- [Problem to work on]
Scan the material and copy every line in which "this" appears.

- [Records for the exercise]

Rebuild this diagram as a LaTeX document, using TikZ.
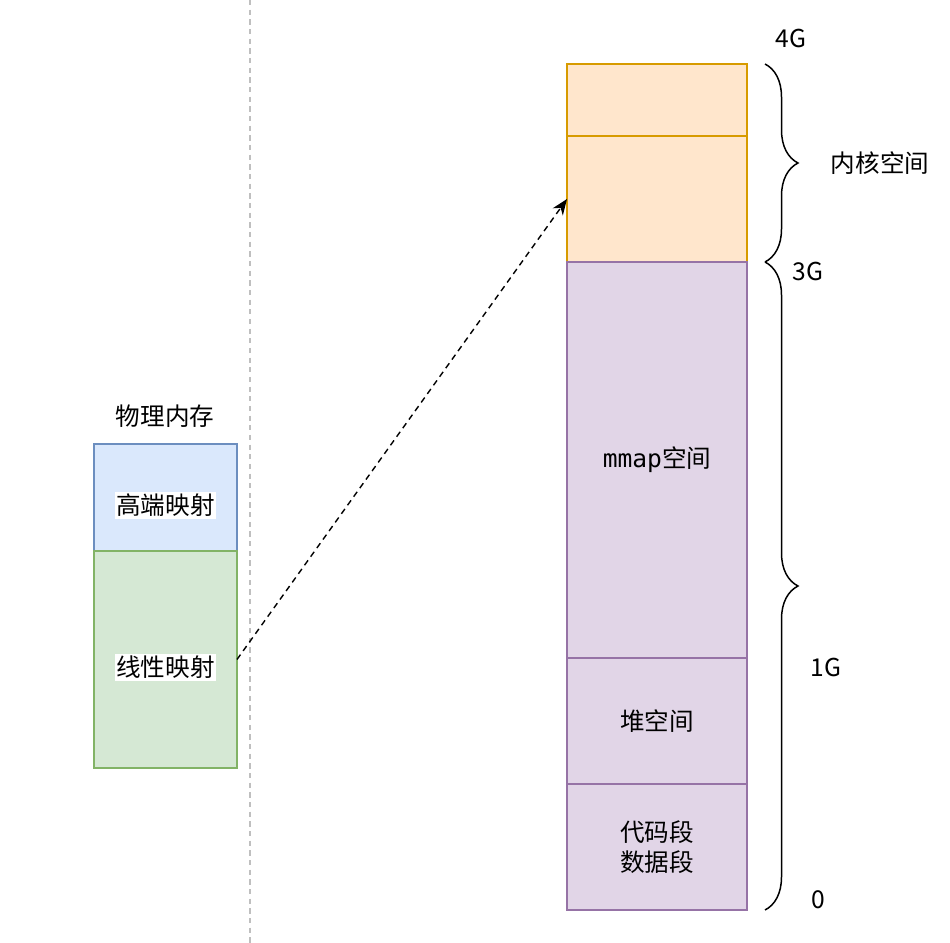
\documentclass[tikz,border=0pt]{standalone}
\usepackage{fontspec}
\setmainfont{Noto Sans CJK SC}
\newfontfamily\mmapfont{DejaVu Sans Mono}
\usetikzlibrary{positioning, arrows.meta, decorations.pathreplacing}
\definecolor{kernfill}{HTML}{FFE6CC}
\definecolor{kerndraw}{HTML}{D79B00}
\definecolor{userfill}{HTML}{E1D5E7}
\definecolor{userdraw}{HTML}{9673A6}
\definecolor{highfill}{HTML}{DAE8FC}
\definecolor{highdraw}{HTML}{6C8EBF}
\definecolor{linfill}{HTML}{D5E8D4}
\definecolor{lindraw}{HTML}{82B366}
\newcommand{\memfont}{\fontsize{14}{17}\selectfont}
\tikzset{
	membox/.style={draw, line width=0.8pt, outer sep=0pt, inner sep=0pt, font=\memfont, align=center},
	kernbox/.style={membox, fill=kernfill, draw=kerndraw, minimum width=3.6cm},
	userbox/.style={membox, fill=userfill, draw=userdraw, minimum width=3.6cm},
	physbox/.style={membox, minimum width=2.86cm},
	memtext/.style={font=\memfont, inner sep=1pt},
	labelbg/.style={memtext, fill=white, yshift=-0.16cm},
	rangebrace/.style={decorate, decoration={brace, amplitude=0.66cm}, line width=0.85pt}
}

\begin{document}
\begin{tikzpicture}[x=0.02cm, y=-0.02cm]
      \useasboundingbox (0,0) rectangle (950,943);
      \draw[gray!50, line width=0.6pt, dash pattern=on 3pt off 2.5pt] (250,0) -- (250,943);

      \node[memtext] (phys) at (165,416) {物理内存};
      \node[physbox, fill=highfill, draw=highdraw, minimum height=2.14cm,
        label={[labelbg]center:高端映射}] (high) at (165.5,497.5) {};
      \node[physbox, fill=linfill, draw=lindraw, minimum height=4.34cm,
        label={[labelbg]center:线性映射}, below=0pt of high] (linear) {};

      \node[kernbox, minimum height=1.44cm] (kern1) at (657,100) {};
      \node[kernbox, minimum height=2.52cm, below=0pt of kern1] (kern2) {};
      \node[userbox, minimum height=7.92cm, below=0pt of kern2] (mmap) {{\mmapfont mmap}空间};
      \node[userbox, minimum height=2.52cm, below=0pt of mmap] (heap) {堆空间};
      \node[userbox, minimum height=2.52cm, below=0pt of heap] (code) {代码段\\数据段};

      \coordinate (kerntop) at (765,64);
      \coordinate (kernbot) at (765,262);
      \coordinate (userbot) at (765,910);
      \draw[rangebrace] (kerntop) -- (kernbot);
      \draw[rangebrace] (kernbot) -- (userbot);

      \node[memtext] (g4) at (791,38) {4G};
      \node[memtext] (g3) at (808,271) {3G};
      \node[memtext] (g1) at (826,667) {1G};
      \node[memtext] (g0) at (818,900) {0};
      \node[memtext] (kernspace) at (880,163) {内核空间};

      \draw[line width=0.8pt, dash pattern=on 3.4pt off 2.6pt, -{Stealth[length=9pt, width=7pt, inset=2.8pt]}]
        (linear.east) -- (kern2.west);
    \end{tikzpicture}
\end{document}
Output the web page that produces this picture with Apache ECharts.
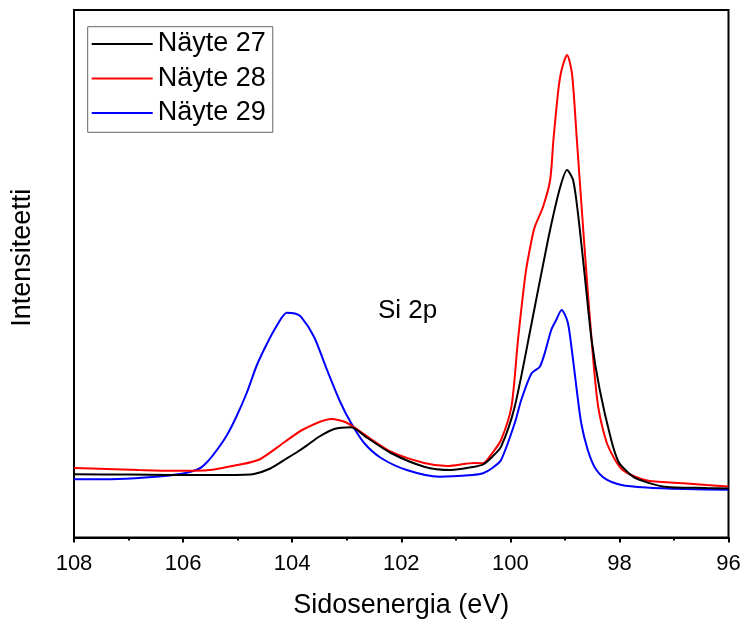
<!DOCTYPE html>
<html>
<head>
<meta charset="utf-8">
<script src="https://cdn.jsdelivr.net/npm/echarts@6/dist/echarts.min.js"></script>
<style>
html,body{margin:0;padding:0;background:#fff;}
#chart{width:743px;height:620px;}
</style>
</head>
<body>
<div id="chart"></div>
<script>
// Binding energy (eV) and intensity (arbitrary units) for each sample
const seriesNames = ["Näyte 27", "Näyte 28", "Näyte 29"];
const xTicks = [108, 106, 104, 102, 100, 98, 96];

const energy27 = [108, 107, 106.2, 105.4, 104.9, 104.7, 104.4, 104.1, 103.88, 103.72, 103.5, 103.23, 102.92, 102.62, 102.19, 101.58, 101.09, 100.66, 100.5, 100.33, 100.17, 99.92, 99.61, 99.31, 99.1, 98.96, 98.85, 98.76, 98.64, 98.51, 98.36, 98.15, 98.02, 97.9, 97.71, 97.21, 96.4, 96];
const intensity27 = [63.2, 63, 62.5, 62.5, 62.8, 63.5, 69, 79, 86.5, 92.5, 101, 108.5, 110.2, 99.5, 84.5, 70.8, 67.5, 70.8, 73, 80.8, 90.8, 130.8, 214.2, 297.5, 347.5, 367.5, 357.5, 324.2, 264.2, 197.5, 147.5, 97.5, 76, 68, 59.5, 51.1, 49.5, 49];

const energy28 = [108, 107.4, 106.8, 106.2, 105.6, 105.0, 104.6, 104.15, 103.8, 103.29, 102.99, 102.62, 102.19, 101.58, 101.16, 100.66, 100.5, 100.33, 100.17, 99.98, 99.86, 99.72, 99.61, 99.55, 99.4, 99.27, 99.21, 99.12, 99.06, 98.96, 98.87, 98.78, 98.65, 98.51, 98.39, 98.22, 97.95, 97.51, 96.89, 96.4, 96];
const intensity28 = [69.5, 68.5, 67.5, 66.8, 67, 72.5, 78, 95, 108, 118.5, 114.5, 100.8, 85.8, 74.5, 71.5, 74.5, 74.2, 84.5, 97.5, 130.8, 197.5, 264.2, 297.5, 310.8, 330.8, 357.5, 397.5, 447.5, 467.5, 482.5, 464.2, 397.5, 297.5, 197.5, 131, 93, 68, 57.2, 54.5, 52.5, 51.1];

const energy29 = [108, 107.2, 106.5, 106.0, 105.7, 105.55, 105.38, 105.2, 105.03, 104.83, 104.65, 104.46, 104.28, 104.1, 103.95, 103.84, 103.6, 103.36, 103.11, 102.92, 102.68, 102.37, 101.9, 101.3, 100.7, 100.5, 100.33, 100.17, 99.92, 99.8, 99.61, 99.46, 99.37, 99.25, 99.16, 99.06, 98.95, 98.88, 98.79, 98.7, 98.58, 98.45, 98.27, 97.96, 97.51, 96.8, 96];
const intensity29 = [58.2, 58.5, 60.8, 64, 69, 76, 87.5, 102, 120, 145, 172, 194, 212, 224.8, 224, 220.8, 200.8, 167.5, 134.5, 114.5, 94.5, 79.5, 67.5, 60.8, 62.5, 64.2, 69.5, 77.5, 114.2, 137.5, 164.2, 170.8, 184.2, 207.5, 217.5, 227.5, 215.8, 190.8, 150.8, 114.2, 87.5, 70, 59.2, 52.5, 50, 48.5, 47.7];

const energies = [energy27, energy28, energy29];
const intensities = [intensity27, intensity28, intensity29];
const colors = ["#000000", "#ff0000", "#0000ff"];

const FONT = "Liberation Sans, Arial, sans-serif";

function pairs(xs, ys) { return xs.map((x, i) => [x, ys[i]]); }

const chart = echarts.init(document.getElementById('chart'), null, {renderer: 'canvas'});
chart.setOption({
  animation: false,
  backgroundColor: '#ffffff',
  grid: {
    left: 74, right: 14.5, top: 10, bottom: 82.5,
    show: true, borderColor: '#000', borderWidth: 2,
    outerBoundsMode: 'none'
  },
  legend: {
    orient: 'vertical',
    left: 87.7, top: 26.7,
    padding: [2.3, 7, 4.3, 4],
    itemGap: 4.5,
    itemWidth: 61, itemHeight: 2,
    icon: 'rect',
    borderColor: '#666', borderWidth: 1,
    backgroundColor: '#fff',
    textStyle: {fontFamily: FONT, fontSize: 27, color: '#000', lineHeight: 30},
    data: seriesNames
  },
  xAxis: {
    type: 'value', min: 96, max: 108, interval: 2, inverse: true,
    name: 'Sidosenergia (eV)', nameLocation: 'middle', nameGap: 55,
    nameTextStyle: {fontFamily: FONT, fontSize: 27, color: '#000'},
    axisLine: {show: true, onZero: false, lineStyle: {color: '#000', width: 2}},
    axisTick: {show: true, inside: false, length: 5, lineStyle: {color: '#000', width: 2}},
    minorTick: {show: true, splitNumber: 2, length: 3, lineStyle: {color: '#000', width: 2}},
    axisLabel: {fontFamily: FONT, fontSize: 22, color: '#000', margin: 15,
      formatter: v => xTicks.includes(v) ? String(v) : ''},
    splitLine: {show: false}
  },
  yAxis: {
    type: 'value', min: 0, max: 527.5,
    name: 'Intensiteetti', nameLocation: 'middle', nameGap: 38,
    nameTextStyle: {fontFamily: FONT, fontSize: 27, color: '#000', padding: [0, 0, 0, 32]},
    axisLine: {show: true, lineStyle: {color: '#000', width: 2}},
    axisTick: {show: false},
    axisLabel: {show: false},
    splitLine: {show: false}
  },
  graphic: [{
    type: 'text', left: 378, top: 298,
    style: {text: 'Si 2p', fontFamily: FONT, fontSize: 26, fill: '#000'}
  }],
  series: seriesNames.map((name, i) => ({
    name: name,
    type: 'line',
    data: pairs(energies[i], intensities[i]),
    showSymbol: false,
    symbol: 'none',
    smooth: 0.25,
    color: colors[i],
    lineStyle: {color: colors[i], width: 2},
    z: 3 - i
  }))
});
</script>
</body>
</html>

- [The output]
Rebuild this diagram as a LaTeX document, using TikZ.
Output the web page that produces this picture with Apache ECharts.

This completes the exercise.